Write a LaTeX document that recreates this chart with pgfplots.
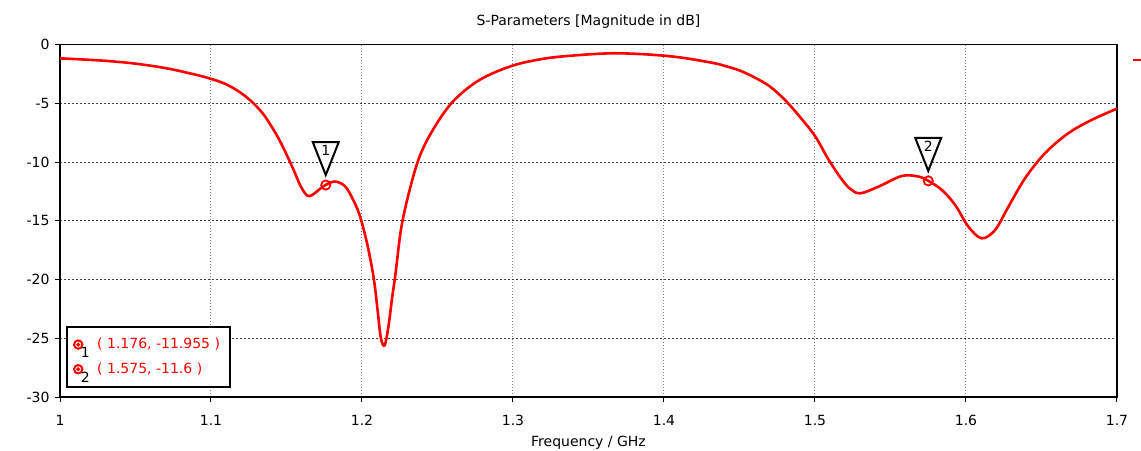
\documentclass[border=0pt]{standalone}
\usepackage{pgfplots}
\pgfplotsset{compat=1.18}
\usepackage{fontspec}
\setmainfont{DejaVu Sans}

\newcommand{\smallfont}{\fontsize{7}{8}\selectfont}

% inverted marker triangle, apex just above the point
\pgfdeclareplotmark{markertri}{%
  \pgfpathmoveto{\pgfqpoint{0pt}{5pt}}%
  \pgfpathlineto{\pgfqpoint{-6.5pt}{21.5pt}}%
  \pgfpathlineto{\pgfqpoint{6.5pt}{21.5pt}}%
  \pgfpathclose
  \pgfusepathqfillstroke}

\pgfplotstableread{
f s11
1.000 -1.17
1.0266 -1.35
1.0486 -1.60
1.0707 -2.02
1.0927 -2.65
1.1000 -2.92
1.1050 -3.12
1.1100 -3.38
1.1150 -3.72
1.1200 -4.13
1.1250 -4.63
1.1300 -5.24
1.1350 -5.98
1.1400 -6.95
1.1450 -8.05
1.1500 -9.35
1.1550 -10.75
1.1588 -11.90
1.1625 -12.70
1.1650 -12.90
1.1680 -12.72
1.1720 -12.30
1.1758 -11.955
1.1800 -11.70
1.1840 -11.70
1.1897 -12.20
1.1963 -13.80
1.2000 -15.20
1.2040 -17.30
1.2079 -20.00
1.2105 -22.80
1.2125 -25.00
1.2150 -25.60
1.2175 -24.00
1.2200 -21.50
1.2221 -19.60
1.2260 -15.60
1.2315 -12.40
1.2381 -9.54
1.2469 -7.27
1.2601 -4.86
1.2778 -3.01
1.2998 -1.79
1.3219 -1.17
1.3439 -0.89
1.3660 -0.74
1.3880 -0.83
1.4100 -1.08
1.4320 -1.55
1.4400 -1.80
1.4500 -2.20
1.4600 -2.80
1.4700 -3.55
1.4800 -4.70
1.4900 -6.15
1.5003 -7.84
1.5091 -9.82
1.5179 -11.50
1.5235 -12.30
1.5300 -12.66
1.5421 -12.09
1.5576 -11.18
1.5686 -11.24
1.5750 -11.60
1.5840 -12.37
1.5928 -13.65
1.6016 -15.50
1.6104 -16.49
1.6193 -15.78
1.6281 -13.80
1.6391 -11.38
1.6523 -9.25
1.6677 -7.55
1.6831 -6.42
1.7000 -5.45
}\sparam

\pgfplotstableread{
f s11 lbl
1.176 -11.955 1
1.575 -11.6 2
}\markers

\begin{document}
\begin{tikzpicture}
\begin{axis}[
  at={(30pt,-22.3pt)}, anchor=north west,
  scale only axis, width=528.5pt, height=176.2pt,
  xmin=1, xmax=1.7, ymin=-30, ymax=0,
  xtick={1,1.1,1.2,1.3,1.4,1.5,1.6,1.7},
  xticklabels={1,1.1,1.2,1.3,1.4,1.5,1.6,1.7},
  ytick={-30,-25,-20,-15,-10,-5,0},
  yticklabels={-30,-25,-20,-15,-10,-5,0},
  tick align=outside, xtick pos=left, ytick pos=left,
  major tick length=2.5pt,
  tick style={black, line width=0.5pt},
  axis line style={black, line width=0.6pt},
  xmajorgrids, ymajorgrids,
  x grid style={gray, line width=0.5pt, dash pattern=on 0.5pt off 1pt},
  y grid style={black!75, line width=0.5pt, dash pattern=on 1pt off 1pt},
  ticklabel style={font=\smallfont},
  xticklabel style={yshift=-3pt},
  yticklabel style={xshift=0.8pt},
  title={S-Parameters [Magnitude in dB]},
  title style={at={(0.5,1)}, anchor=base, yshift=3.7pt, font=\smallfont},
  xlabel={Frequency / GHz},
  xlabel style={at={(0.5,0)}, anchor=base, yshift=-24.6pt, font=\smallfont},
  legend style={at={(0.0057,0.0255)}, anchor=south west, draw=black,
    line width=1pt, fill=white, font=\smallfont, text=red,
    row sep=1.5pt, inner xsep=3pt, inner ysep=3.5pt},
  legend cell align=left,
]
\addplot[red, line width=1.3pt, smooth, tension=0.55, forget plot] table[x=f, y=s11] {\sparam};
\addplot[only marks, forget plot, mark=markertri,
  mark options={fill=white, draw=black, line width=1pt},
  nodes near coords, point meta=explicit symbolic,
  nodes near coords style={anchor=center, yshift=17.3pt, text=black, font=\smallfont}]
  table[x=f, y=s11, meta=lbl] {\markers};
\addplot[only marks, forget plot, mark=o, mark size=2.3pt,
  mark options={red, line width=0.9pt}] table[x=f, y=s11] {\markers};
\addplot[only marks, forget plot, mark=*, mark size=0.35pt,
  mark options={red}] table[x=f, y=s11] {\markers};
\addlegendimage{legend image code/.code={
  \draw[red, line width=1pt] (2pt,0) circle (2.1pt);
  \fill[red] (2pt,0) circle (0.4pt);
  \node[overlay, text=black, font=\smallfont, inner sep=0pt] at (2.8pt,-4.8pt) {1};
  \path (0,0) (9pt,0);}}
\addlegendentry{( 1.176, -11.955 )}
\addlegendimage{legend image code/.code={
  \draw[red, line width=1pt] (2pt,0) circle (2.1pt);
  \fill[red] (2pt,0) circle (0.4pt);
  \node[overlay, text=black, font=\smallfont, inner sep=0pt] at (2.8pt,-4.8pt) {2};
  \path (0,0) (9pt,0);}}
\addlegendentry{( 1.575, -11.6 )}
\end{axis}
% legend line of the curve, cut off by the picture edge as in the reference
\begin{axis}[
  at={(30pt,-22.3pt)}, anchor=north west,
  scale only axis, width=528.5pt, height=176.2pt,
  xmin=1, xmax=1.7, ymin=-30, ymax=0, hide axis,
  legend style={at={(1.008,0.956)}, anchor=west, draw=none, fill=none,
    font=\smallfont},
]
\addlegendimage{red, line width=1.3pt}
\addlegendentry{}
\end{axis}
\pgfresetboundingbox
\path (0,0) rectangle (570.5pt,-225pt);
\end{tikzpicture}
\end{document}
##########
# PROBLEM REQUIREMENTS
All of the material above should be reproduced exactly, except the pictures.

# IN RESPONSE
Write a LaTeX document that recreates this chart with pgfplots.
\documentclass[border=0pt]{standalone}
\usepackage{pgfplots}
\pgfplotsset{compat=1.18}
\usepackage{fontspec}
\setmainfont{DejaVu Sans}

\newcommand{\smallfont}{\fontsize{7}{8}\selectfont}

% inverted marker triangle, apex just above the point
\pgfdeclareplotmark{markertri}{%
  \pgfpathmoveto{\pgfqpoint{0pt}{5pt}}%
  \pgfpathlineto{\pgfqpoint{-6.5pt}{21.5pt}}%
  \pgfpathlineto{\pgfqpoint{6.5pt}{21.5pt}}%
  \pgfpathclose
  \pgfusepathqfillstroke}

\pgfplotstableread{
f s11
1.000 -1.17
1.0266 -1.35
1.0486 -1.60
1.0707 -2.02
1.0927 -2.65
1.1000 -2.92
1.1050 -3.12
1.1100 -3.38
1.1150 -3.72
1.1200 -4.13
1.1250 -4.63
1.1300 -5.24
1.1350 -5.98
1.1400 -6.95
1.1450 -8.05
1.1500 -9.35
1.1550 -10.75
1.1588 -11.90
1.1625 -12.70
1.1650 -12.90
1.1680 -12.72
1.1720 -12.30
1.1758 -11.955
1.1800 -11.70
1.1840 -11.70
1.1897 -12.20
1.1963 -13.80
1.2000 -15.20
1.2040 -17.30
1.2079 -20.00
1.2105 -22.80
1.2125 -25.00
1.2150 -25.60
1.2175 -24.00
1.2200 -21.50
1.2221 -19.60
1.2260 -15.60
1.2315 -12.40
1.2381 -9.54
1.2469 -7.27
1.2601 -4.86
1.2778 -3.01
1.2998 -1.79
1.3219 -1.17
1.3439 -0.89
1.3660 -0.74
1.3880 -0.83
1.4100 -1.08
1.4320 -1.55
1.4400 -1.80
1.4500 -2.20
1.4600 -2.80
1.4700 -3.55
1.4800 -4.70
1.4900 -6.15
1.5003 -7.84
1.5091 -9.82
1.5179 -11.50
1.5235 -12.30
1.5300 -12.66
1.5421 -12.09
1.5576 -11.18
1.5686 -11.24
1.5750 -11.60
1.5840 -12.37
1.5928 -13.65
1.6016 -15.50
1.6104 -16.49
1.6193 -15.78
1.6281 -13.80
1.6391 -11.38
1.6523 -9.25
1.6677 -7.55
1.6831 -6.42
1.7000 -5.45
}\sparam

\pgfplotstableread{
f s11 lbl
1.176 -11.955 1
1.575 -11.6 2
}\markers

\begin{document}
\begin{tikzpicture}
\begin{axis}[
  at={(30pt,-22.3pt)}, anchor=north west,
  scale only axis, width=528.5pt, height=176.2pt,
  xmin=1, xmax=1.7, ymin=-30, ymax=0,
  xtick={1,1.1,1.2,1.3,1.4,1.5,1.6,1.7},
  xticklabels={1,1.1,1.2,1.3,1.4,1.5,1.6,1.7},
  ytick={-30,-25,-20,-15,-10,-5,0},
  yticklabels={-30,-25,-20,-15,-10,-5,0},
  tick align=outside, xtick pos=left, ytick pos=left,
  major tick length=2.5pt,
  tick style={black, line width=0.5pt},
  axis line style={black, line width=0.6pt},
  xmajorgrids, ymajorgrids,
  x grid style={gray, line width=0.5pt, dash pattern=on 0.5pt off 1pt},
  y grid style={black!75, line width=0.5pt, dash pattern=on 1pt off 1pt},
  ticklabel style={font=\smallfont},
  xticklabel style={yshift=-3pt},
  yticklabel style={xshift=0.8pt},
  title={S-Parameters [Magnitude in dB]},
  title style={at={(0.5,1)}, anchor=base, yshift=3.7pt, font=\smallfont},
  xlabel={Frequency / GHz},
  xlabel style={at={(0.5,0)}, anchor=base, yshift=-24.6pt, font=\smallfont},
  legend style={at={(0.0057,0.0255)}, anchor=south west, draw=black,
    line width=1pt, fill=white, font=\smallfont, text=red,
    row sep=1.5pt, inner xsep=3pt, inner ysep=3.5pt},
  legend cell align=left,
]
\addplot[red, line width=1.3pt, smooth, tension=0.55, forget plot] table[x=f, y=s11] {\sparam};
\addplot[only marks, forget plot, mark=markertri,
  mark options={fill=white, draw=black, line width=1pt},
  nodes near coords, point meta=explicit symbolic,
  nodes near coords style={anchor=center, yshift=17.3pt, text=black, font=\smallfont}]
  table[x=f, y=s11, meta=lbl] {\markers};
\addplot[only marks, forget plot, mark=o, mark size=2.3pt,
  mark options={red, line width=0.9pt}] table[x=f, y=s11] {\markers};
\addplot[only marks, forget plot, mark=*, mark size=0.35pt,
  mark options={red}] table[x=f, y=s11] {\markers};
\addlegendimage{legend image code/.code={
  \draw[red, line width=1pt] (2pt,0) circle (2.1pt);
  \fill[red] (2pt,0) circle (0.4pt);
  \node[overlay, text=black, font=\smallfont, inner sep=0pt] at (2.8pt,-4.8pt) {1};
  \path (0,0) (9pt,0);}}
\addlegendentry{( 1.176, -11.955 )}
\addlegendimage{legend image code/.code={
  \draw[red, line width=1pt] (2pt,0) circle (2.1pt);
  \fill[red] (2pt,0) circle (0.4pt);
  \node[overlay, text=black, font=\smallfont, inner sep=0pt] at (2.8pt,-4.8pt) {2};
  \path (0,0) (9pt,0);}}
\addlegendentry{( 1.575, -11.6 )}
\end{axis}
% legend line of the curve, cut off by the picture edge as in the reference
\begin{axis}[
  at={(30pt,-22.3pt)}, anchor=north west,
  scale only axis, width=528.5pt, height=176.2pt,
  xmin=1, xmax=1.7, ymin=-30, ymax=0, hide axis,
  legend style={at={(1.008,0.956)}, anchor=west, draw=none, fill=none,
    font=\smallfont},
]
\addlegendimage{red, line width=1.3pt}
\addlegendentry{}
\end{axis}
\pgfresetboundingbox
\path (0,0) rectangle (570.5pt,-225pt);
\end{tikzpicture}
\end{document}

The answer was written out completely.